The additional money--$5.8 million--was sent to the districts separately from the $65 million in basic education funding approved in this fiscal year's state budget.

State education officials believe the money should be spent by districts for basic student aid. But revenue department officials argue that the funds should be used by municipalities to reduce property taxes, which serve as the main revenue source for school budgets in New Hampshire.

The two state agencies have asked Attorney General Philip T. McLaughlin to clear up the matter. They expect to have an answer by the end of the year.

Paul Krohne, the executive director of the New Hampshire School Boards Association, added that some districts that are in greater need of aid may hold special town meetings to ask for approval to spend the money, as is required by law. But most, he said, would use it to roll back property taxes anyway.

Constitutional Query

Tired of missed budget deadlines, New York State School Boards Association officials were disappointed last week when state voters rejected a referendum that might have opened the door to speedier funding negotiations by state legislators.

For 13 years, the state has not produced a budget by April 1, the beginning of New York's fiscal year.

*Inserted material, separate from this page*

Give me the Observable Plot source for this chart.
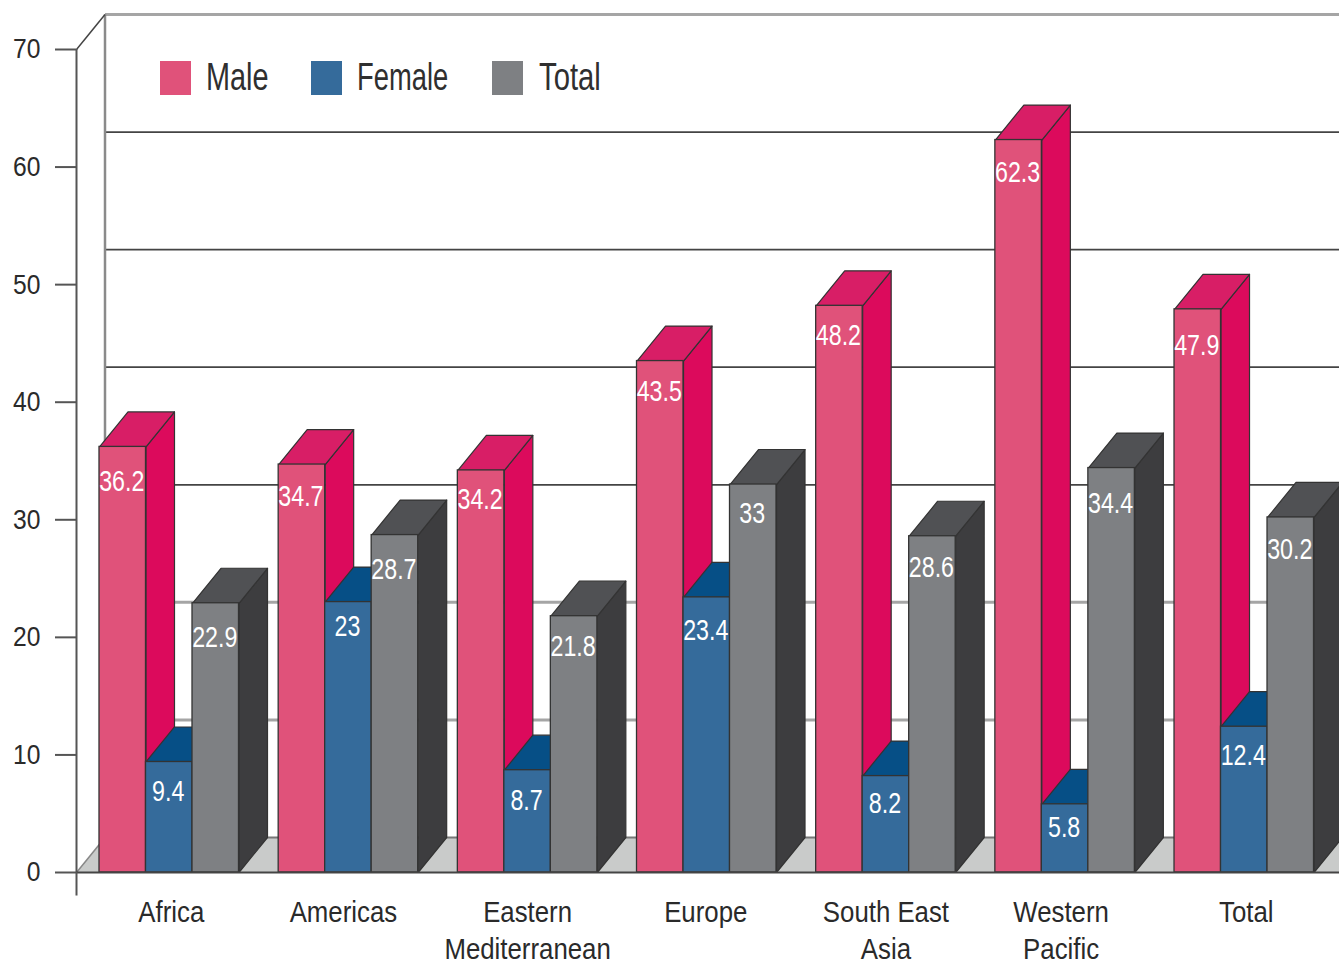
<!DOCTYPE html>
<html><head><meta charset="utf-8">
<script src="https://cdn.jsdelivr.net/npm/d3@7"></script>
<script src="https://cdn.jsdelivr.net/npm/@observablehq/plot@0.6"></script>
<style>
html,body{margin:0;padding:0;background:#fff;overflow:hidden}
#wrap{position:relative;width:1339px;height:968px}
.lg{position:absolute;font:38px "Liberation Sans",sans-serif;color:#2f2f2f;line-height:40px;transform-origin:0 50%;white-space:nowrap}
.sw{position:absolute;width:31px;height:34px;top:61px}
</style></head><body><div id="wrap"></div>
<script>
const regions = ["Africa","Americas","Eastern\nMediterranean","Europe","South East\nAsia","Western\nPacific","Total"];
const male   = [36.2,34.7,34.2,43.5,48.2,62.3,47.9];
const female = [9.4,23,8.7,23.4,8.2,5.8,12.4];
const total  = [22.9,28.7,21.8,33,28.6,34.4,30.2];
const seriesNames = ["Male","Female","Total"];
const fronts = ["#e0527a","#356b9b","#7e8083"];
const sides  = ["#dc0a5c","#0a4f86","#3d3d3f"];
const tops   = ["#d81e66","#064f86","#505154"];
const seriesValues = [male,female,total];
const yTicks = [0,10,20,30,40,50,60,70];

// layout only: label offsets in pixels, and geometry in data units
const labelDy = [
  [35,32,29,31,30,33,36],
  [30,25,31,33,28,23,29],
  [34,35,31,29,31,36,32]
];
const labelShift = [2,-5,0,-1,0,-4,2];
const pitch = 179.17, barW = 46.5/pitch, depthX = 28.5/pitch, depthY = 35/11.757;
const x0 = -23/pitch, xBack = x0 + depthX;
const xEnd = (1339-99)/pitch;

const faces = (values, s, kind) => values.flatMap((v,g) => {
  const a = g + s*barW, b = a + barW;
  const pts = kind === "side"
    ? [[b,0],[b+depthX,depthY],[b+depthX,v+depthY],[b,v]]
    : [[a,v],[b,v],[b+depthX,v+depthY],[a+depthX,v+depthY]];
  return pts.map(([x,y]) => ({x,y,id:g}));
});

const edge = "#333";
const barMarks = seriesValues.flatMap((vals,s) => {
  const bars = vals.map((v,g) => ({x1:g+s*barW, x2:g+(s+1)*barW, v}));
  return [
    Plot.line(faces(vals,s,"side"),{x:"x",y:"y",z:"id",fill:sides[s],stroke:edge,strokeWidth:1.2,curve:"linear-closed"}),
    Plot.line(faces(vals,s,"top"),{x:"x",y:"y",z:"id",fill:tops[s],stroke:edge,strokeWidth:1.2,curve:"linear-closed"}),
    Plot.rect(bars,{x1:"x1",x2:"x2",y1:0,y2:"v",fill:fronts[s],stroke:edge,strokeWidth:1.3})
  ];
});
const valueLabels = seriesValues.flatMap((vals,s) => vals.map((v,g) =>
  Plot.text([v],{x:()=>g+(s+0.5)*barW,y:d=>d,dx:-1,dy:labelDy[s][g],text:d=>String(d),fill:"#fff",fontSize:29,className:"vl"})));

const floor = [[x0,0],[xBack,depthY],[xEnd,depthY],[xEnd,0]].map(([x,y])=>({x,y}));
const darkGrid = [30,40,50,60], lightGrid = [10,20];

const chart = Plot.plot({
  width:1339,height:968,
  marginLeft:76,marginRight:0,marginTop:49,marginBottom:96,
  style:{fontFamily:'"Liberation Sans",sans-serif',background:"#fff",overflow:"hidden"},
  x:{domain:[x0,xEnd],axis:null},
  y:{domain:[0,70],axis:null},
  marks:[
    Plot.line(floor,{x:"x",y:"y",fill:"#c9cbca",stroke:"none",curve:"linear-closed"}),
    Plot.link(darkGrid,{x1:xBack,x2:xEnd,y1:v=>v+depthY,y2:v=>v+depthY,stroke:"#444",strokeWidth:1.7}),
    Plot.link(lightGrid,{x1:xBack,x2:xEnd,y1:v=>v+depthY,y2:v=>v+depthY,stroke:"#a5a5a5",strokeWidth:3}),
    Plot.link([0],{x1:xBack,x2:xEnd,y1:depthY,y2:depthY,stroke:"#777",strokeWidth:2}),
    Plot.link([70],{x1:xBack,x2:xEnd,y1:v=>v+depthY,y2:v=>v+depthY,stroke:"#a5a5a5",strokeWidth:3}),
    Plot.link([0],{x1:xBack,x2:xBack,y1:depthY,y2:70+depthY,stroke:"#8a8a8a",strokeWidth:2.5}),
    Plot.link([0],{x1:x0,x2:xBack,y1:0,y2:depthY,stroke:"#888",strokeWidth:1.5}),
    Plot.link([70],{x1:x0,x2:xBack,y1:70,y2:70+depthY,stroke:"#444",strokeWidth:1.5}),
    Plot.ruleX([x0],{y1:0,y2:70,stroke:"#555",strokeWidth:2}),
    ...barMarks,
    Plot.link([0],{x1:x0,x2:xEnd,y1:0,y2:0,stroke:"#444",strokeWidth:2}),
    Plot.axisY({ticks:yTicks,tickSize:21,tickPadding:15,fontSize:28,stroke:"#555",strokeWidth:2,color:"#2a2a2a",label:null,anchor:"left",className:"ya"}),
    Plot.axisX({ticks:regions.map((r,i)=>i+1.5*barW+labelShift[i]/pitch),
      tickFormat:(d,i)=>regions[i],tickSize:0,tickPadding:23,fontSize:30,lineHeight:1.24,color:"#2a2a2a",label:null,anchor:"bottom",className:"xa"}),
    Plot.ruleX([x0],{y1:0,y2:-2,stroke:"#555",strokeWidth:2}),
    ...valueLabels
  ]
});
const wrap = document.getElementById("wrap");
wrap.appendChild(chart);

// Condense the installed sans to the narrow face of the reference, keeping real text.
function condense(selector, factor){
  chart.querySelectorAll(selector).forEach(t => {
    const leaves = t.querySelectorAll("tspan");
    (leaves.length ? leaves : [t]).forEach(el => {
      const len = el.getComputedTextLength();
      el.setAttribute("textLength", (len*factor).toFixed(1));
      el.setAttribute("lengthAdjust","spacingAndGlyphs");
    });
  });
}
condense(".xa text",0.86);
condense(".ya text",0.88);
condense(".vl text",0.8);

const legendX = [[160,206,0.76],[311,357,0.72],[492,539,0.77]];
seriesNames.forEach((n,i)=>{
  const s=document.createElement("div");s.className="sw";s.style.left=legendX[i][0]+"px";s.style.background=fronts[i];wrap.appendChild(s);
  const t=document.createElement("div");t.className="lg";t.textContent=n;t.style.left=legendX[i][1]+"px";t.style.top="57px";t.style.transform=`scaleX(${legendX[i][2]})`;wrap.appendChild(t);
});
</script></body></html>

While school board budgets must be adopted in the spring, sometimes the state budget, which tells how much state aid the schools will receive, doesn't come out until late summer.

Mindful of that conflict, the school boards' group backed a referendum that would have authorized a convention to propose changes in the state constitution. The hope was that a future amendment would force state legislators to turn out a budget in a timely manner.

The convention "would have been an approach that could have gotten at some of the problems," said Caroline "Tarry" Shipley, the association's president.